We put these archetypes to work in a mode called Overcharge, which sees each side trying to take possession of a battery that spawns at the centre of the map. The cell must be brought back to your base in order to charge it, and the round is won when it’s full. The device retains its charge even when moved, which means it’s possible to steal from the opposing team at the last minute and snatch an extremely cheeky victory. The first team to two charges wins.
Our first session is a tense, close-run match that sees the battery move back and forth as each team’s best efforts to defend the prize come unstuck. The charge ticks up into the 90 per cent range while the battery sits in the enemy’s base, and several concerted attempts to take it back fail. At 99 per cent, we launch one last-ditch assault against a dug-in and confident team, using the Vanguard to quickly get across the Yakuza-owned Grand Canyon-based map, Grandview. But this means that when we reach the base we have no boost left to power a dash out of there, and waiting for the cooldown timer will see our opponents take the victory. We accept inevitable death and defeat as we walk towards the battery amid the chaos of a battle that rages around us, and somehow deplete its defensive shields and begin the walk out of there unharmed. We still can’t dash, but the exit’s in sight, and suddenly the impossible seems in reach. We stroll out of the base under the protection of our allies and use the blind-fire skill (available to all characters and activated with control) to shoot over our shoulder, providing additional suppression fire and propelling us through a low-gravity area of the level in the centre. We return the battery to our base and take the point, winning the match in the process. We feel battered and out of breath, as if we’ve just survived a sky dive with a failed parachute. “That was crazy!” art director Tramell
Isaac offers after watching our unlikely steal. “At the end of other FPS games, it’s like, yeah, your team won, but I never feel like I actually
did anything. But regardless of how many people you killed or how many times you died, in that match you were the guy that scored the last point, and that’s the thing that makes people feel special. And that point was so contested – it’s a moment you’re going to live with for a while.”
“My mantra to the design staff was to make game types that end in drama,” Bleszinski explains. “In the last few years I’ve really become a fan of American football, where it just ends with these exciting moments. Overcharge is a mode that ends with a lot of last-minute upsets and a lot of last-minute steals.”
Boss Key may have moved to a grittier visual style to distinguish itself from the new wave of candy-coloured shooters, but
LawBreakers already stands apart thanks to its unconventional ideas and bold rewiring of traditional character classes, modes and even controls. The result is a game that doesn’t immediately click in the way of firstperson shooters that operate within an established template, and one that will likely have new players floundering for a time. But that also makes it feel refreshing in a genre that so voraciously recycles ideas.

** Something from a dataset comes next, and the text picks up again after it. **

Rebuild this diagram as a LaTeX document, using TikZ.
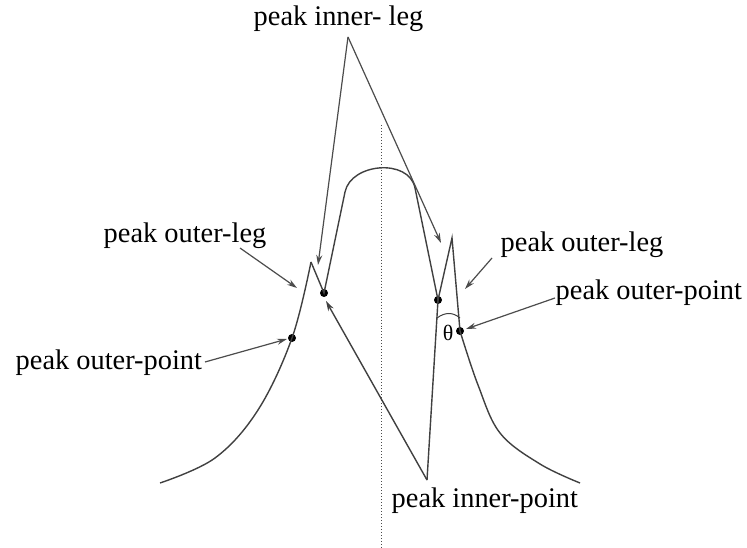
\documentclass[tikz,border=0pt]{standalone}
\usepackage{fontspec}
\setmainfont{Liberation Serif}
\usepackage{xcolor}
\usetikzlibrary{arrows.meta}
\begin{document}
\begin{tikzpicture}[>={Stealth[length=10bp, width=6bp]}, x=1bp, y=-1bp, line width=1.4bp,
    lbl/.style={font=\fontsize{28.5}{34}\selectfont, inner sep=0pt, anchor=base west},
    dot/.style={circle, fill=black, inner sep=0pt, minimum size=8bp},
    pointer/.style={->, line width=1.2bp, black!70}]
    \useasboundingbox (0,0) rectangle (747,548);

    % labels
    \node[lbl] (innerleg) at (253,26) {peak inner- leg};
    \node[lbl] (outerlegL) at (103,243) {peak outer-leg};
    \node[lbl] (outerptL) at (15,369) {peak outer-point};
    \node[lbl] (outerlegR) at (500,252) {peak outer-leg};
    \node[lbl] (outerptR) at (555,299) {peak outer-point};
    \node[lbl] (innerpt) at (391,507) {peak inner-point};
    \node[font=\fontsize{22}{26}\selectfont, inner sep=0pt] (theta) at (448,333) {θ};

    % points on the profile
    \node[dot] (ptL) at (292,338) {};
    \node[dot] (valL) at (324,293) {};
    \node[dot] (valR) at (438,300) {};
    \node[dot] (ptR) at (460,331) {};
    \coordinate (tipL) at (311,262);
    \coordinate (tipR) at (452,238);
    \coordinate (bottom) at (427,480);
    \coordinate (apex) at (348,37);

    % profile
    \draw[black!75] plot[smooth, tension=0.6] coordinates {(160,483) (215,458) (258,410) (ptL) (tipL)};
    \draw[black!75] (tipL) -- (valL.center) -- (345,192)
        .. controls (351,163) and (409,158) .. (415,188) -- (valR.center)
        -- (tipR) -- (ptR.center);
    \draw[black!75] plot[smooth, tension=0.6] coordinates {(ptR) (478,385) (500,433) (540,464) (580,483)};

    % inner V and angle
    \draw[->, black!75] (bottom) -- (326,301);
    \draw[black!75] (bottom) -- (valR.center);
    \draw[black!75, line width=1bp] (437,318) .. controls (445,312) and (453,312) .. (460,318);

    % axis
    \draw[dotted, line width=1bp, black!70] (381,125) -- (381,548);

    % pointers
    \draw[pointer] (apex) -- (318,265);
    \draw[pointer] (apex) -- (441,243);
    \draw[pointer] (240,248) -- (297,288);
    \draw[pointer] (205,362) -- (287,339);
    \draw[pointer] (492,258) -- (465,289);
    \draw[pointer] (555,298) -- (466,329);
\end{tikzpicture}
\end{document}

“We’re finding these things, twisting them and making them our own,” Bleszinski says. “Which in my opinion is just good game creation. It’s hard, but we can do that because we’re small. One of my programmers codes up a new character class over the course of a week, and then we’re in the lab testing him. He gets feedback, goes right back to his desk, fixes and modifies it; I give my feedback; next thing you know we have a character ready to go into our production pipeline. Between myself and everyone on the team there’s like 1,000 years of game development experience. We’ve done this before. We’re still learning things about monetisation and the new world order of games as a service, but we know how to make a cool game. We’ve been doing it for years.”